Earlier this week, Twitter announced it had discovered and shut down “a large network of fake accounts” that were uploading large numbers of phone numbers and using tools in Twitter’s API to match them to individual usernames. This type of activity can be used to build a reverse-lookup tool, to find the phone number associated with a given username.
These tools in Twitter's API can only match phone numbers to Twitter accounts for those who 1) have “phone number discoverability” turned on in their settings and 2) have a phone number associated with their account. If neither of those are true for you, then your account was not exposed by this problem. Here's how to check your settings and make sure they are where you want them:
1. To check your discoverability settings, head to the Privacy and safety section of your account settings, then scroll down a bit and select Discoverability and contacts—or just go to https://twitter.com/settings/contacts.

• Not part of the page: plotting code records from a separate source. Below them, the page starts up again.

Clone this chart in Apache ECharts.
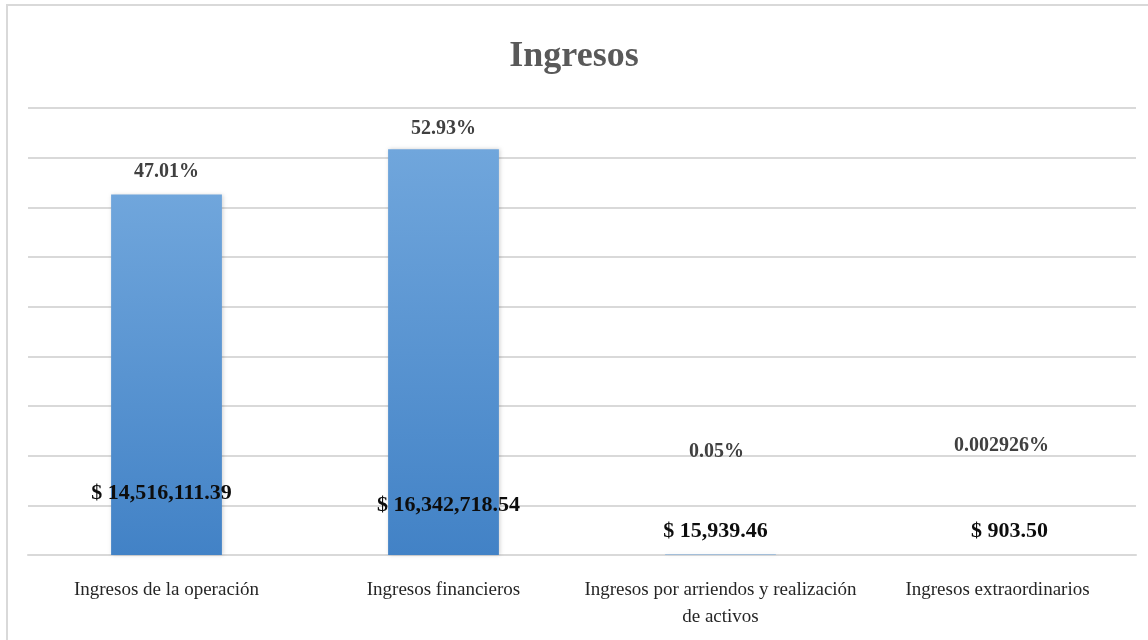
<!DOCTYPE html>
<html>
<head>
<meta charset="utf-8">
<script src="https://cdn.jsdelivr.net/npm/echarts@6/dist/echarts.min.js"></script>
<style>
    html, body { margin: 0; padding: 0; background: #fff; overflow: hidden; }
    #chart { width: 1148px; height: 640px; }
</style>
</head>
<body>
<div id="chart"></div>
<script>
var categorias = ['Ingresos de la operación', 'Ingresos financieros', 'Ingresos por arriendos y realización\nde activos', 'Ingresos extraordinarios'];
var montos = [14516111.39, 16342718.54, 15939.46, 903.50];
var porcentajes = ['47.01%', '52.93%', '0.05%', '0.002926%'];

var pctOffsets = [[0, -8], [0, -5], [-4, -88], [4, -94]];
var montoOffsets = [[-5, -46], [5, -34], [-5, -8], [12, -8]];

function formatMonto(v) {
    var parts = v.toFixed(2).split('.');
    parts[0] = parts[0].replace(/\B(?=(\d{3})+(?!\d))/g, ',');
    return '$ ' + parts.join('.');
}

var fuente = '"Liberation Serif", "Times New Roman", serif';

var chart = echarts.init(document.getElementById('chart'));

var datosPct = [];
var datosMonto = [];
for (var i in montos) {
    datosPct.push({
        value: montos[i],
        label: {offset: pctOffsets[i]}
    });
    datosMonto.push({
        value: montos[i],
        label: {offset: montoOffsets[i]}
    });
}

chart.setOption({
    animation: false,
    title: {
        text: 'Ingresos',
        left: 'center',
        top: 34,
        textStyle: {
            fontFamily: fuente,
            fontSize: 36,
            fontWeight: 'bold',
            color: '#595959'
        }
    },
    graphic: [{
        type: 'rect',
        shape: {x: 7, y: 5, width: 1160, height: 660},
        style: {fill: 'none', stroke: '#d9d9d9', lineWidth: 2},
        silent: true
    }],
    grid: {
        left: 28,
        right: 12,
        top: 108,
        bottom: 85
    },
    xAxis: {
        type: 'category',
        data: categorias,
        axisTick: {show: false},
        axisLine: {lineStyle: {color: '#d9d9d9', width: 2}},
        axisLabel: {
            interval: 0,
            margin: 22,
            fontFamily: fuente,
            fontSize: 19,
            lineHeight: 27,
            color: '#262626'
        }
    },
    yAxis: {
        type: 'value',
        min: 0,
        max: 18000000,
        interval: 2000000,
        axisLabel: {show: false},
        axisLine: {show: false},
        axisTick: {show: false},
        splitLine: {lineStyle: {color: '#d9d9d9', width: 2}}
    },
    series: [{
        name: 'porcentaje',
        type: 'bar',
        barWidth: '40%',
        data: datosPct,
        itemStyle: {
            color: new echarts.graphic.LinearGradient(0, 0, 0, 1, [
                {offset: 0, color: '#70a6dc'},
                {offset: 1, color: '#4282c6'}
            ]),
            shadowColor: 'rgba(0, 0, 0, 0.18)',
            shadowBlur: 4,
            shadowOffsetX: 1
        },
        label: {
            show: true,
            position: 'top',
            distance: 5,
            fontFamily: fuente,
            fontSize: 20,
            fontWeight: 'bold',
            color: '#404040',
            formatter: function(p) {
                return porcentajes[p.dataIndex];
            }
        }
    }, {
        name: 'monto',
        type: 'bar',
        barWidth: '40%',
        barGap: '-100%',
        data: datosMonto,
        itemStyle: {color: 'rgba(0,0,0,0)'},
        label: {
            show: true,
            position: 'insideBottom',
            distance: 5,
            fontFamily: fuente,
            fontSize: 22,
            fontWeight: 'bold',
            color: '#0d0d0d',
            formatter: function(p) {
                return formatMonto(montos[p.dataIndex]);
            }
        }
    }]
});
</script>
</body>
</html>
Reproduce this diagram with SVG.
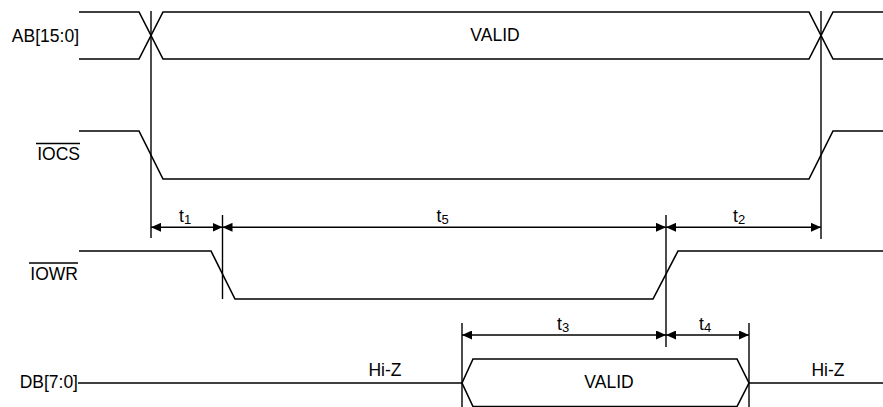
<svg xmlns="http://www.w3.org/2000/svg" width="883" height="407" viewBox="0 0 883 407">
<style>
.sig{fill:none;stroke:#000;stroke-width:1.6;stroke-linejoin:miter}
.ref{fill:none;stroke:#000;stroke-width:1.4}
.dim{fill:none;stroke:#000;stroke-width:1.4;marker-start:url(#arrS);marker-end:url(#arrE)}
text{font-family:"Liberation Sans",Arial,sans-serif;font-size:17.5px;fill:#000}
.lbl{text-anchor:end}
.mid{text-anchor:middle}
.sub{font-size:13px}
</style>
<defs>
<marker id="arrE" markerUnits="userSpaceOnUse" markerWidth="11" markerHeight="10" refX="10" refY="4.5" orient="auto">
<path d="M0,0 L10,4.5 L0,9 Z" fill="#000"/>
</marker>
<marker id="arrS" markerUnits="userSpaceOnUse" markerWidth="11" markerHeight="10" refX="0" refY="4.5" orient="auto">
<path d="M10,0 L0,4.5 L10,9 Z" fill="#000"/>
</marker>
</defs>
<rect width="883" height="407" fill="#fff"/>

<g id="ab">
<text class="lbl" x="79" y="41.7">AB[15:0]</text>
<path class="sig" d="M79,12 H139 L163,59 H809 L833,12 H883"/>
<path class="sig" d="M79,59 H139 L163,12 H809 L833,59 H883"/>
<text class="mid" x="495" y="40.7">VALID</text>
</g>

<g id="iocs">
<text class="lbl" x="80" y="160">IOCS</text>
<line class="ref" x1="36" y1="143.5" x2="80" y2="143.5"/>
<path class="sig" d="M79,131 H139 L163,179 H809 L833,131 H883"/>
</g>

<g id="iowr">
<text class="lbl" x="78" y="280">IOWR</text>
<line class="ref" x1="29" y1="263" x2="78" y2="263"/>
<path class="sig" d="M79,251 H211 L235,299 H653 L678,251 H883"/>
</g>

<g id="db">
<text class="lbl" x="78" y="387.7">DB[7:0]</text>
<path class="sig" d="M78,383 H462 M749,383 H883"/>
<path class="sig" d="M462,383 L473,359 H737 L749,383 L737,406.5 H473 Z"/>
<text class="mid" x="609" y="388">VALID</text>
<text class="mid" x="385" y="376">Hi-Z</text>
<text class="mid" x="828" y="376">Hi-Z</text>
</g>

<g id="connectors">
<line class="ref" x1="151" y1="11" x2="151" y2="238"/>
<line class="ref" x1="821" y1="11" x2="821" y2="239"/>
<line class="ref" x1="222.5" y1="215" x2="222.5" y2="299"/>
<line class="ref" x1="666" y1="215" x2="666" y2="347"/>
<line class="ref" x1="462" y1="323" x2="462" y2="407"/>
<line class="ref" x1="749" y1="323" x2="749" y2="407"/>
<line class="dim" x1="151" y1="227.3" x2="222.5" y2="227.3"/>
<line class="dim" x1="222.5" y1="227.3" x2="666" y2="227.3"/>
<line class="dim" x1="666" y1="227.3" x2="821" y2="227.3"/>
<line class="dim" x1="462" y1="335" x2="666" y2="335"/>
<line class="dim" x1="666" y1="335" x2="749" y2="335"/>
<text x="179" y="222">t<tspan class="sub" dy="1.5">1</tspan></text>
<text x="436.5" y="222">t<tspan class="sub" dy="1.5">5</tspan></text>
<text x="733" y="222">t<tspan class="sub" dy="1.5">2</tspan></text>
<text x="557" y="330">t<tspan class="sub" dy="1.5">3</tspan></text>
<text x="699" y="330">t<tspan class="sub" dy="1.5">4</tspan></text>
</g>
</svg>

2. You want “Let people who have your phone number find you on Twitter” unchecked. (And while you’re at it, make sure “Let people who have your email address find you on Twitter” is unchecked, too.) Unless you are in the EU, where the GDPR requires that features like this be opt-in, these are both checked by default.
3. To check whether or not you have a phone number associated with your account, go to the Account section of your settings and select Phone—or just go to https://twitter.com/settings/phone.
4. If you see a phone number there that you do not want associated with your profile, click Delete phone number.
There are a number of reasons you might have a phone number here: you may have added it when you signed up (Twitter sometimes requires phone numbers for new accounts), or when you turned on SMS-based two-factor authentication. Note that, even if you disable two-factor authentication, the phone number you used for it will still be hanging around in your account information, and you’ll have to go to that “Phone” section to affirmatively delete it from your account.
Most egregiously on Twitter’s part, you may also have a phone number in your account because Twitter made you put it there to prove you’re not a spammer. When Twitter marks an account as a “bot,” it may require the account holder to provide a phone number to unlock and get back into their account.
If Twitter is going to make users provide this sensitive identifying information to create and even regain access to their accounts, it has a responsibility to protect that information—and it has not fulfilled that responsibility.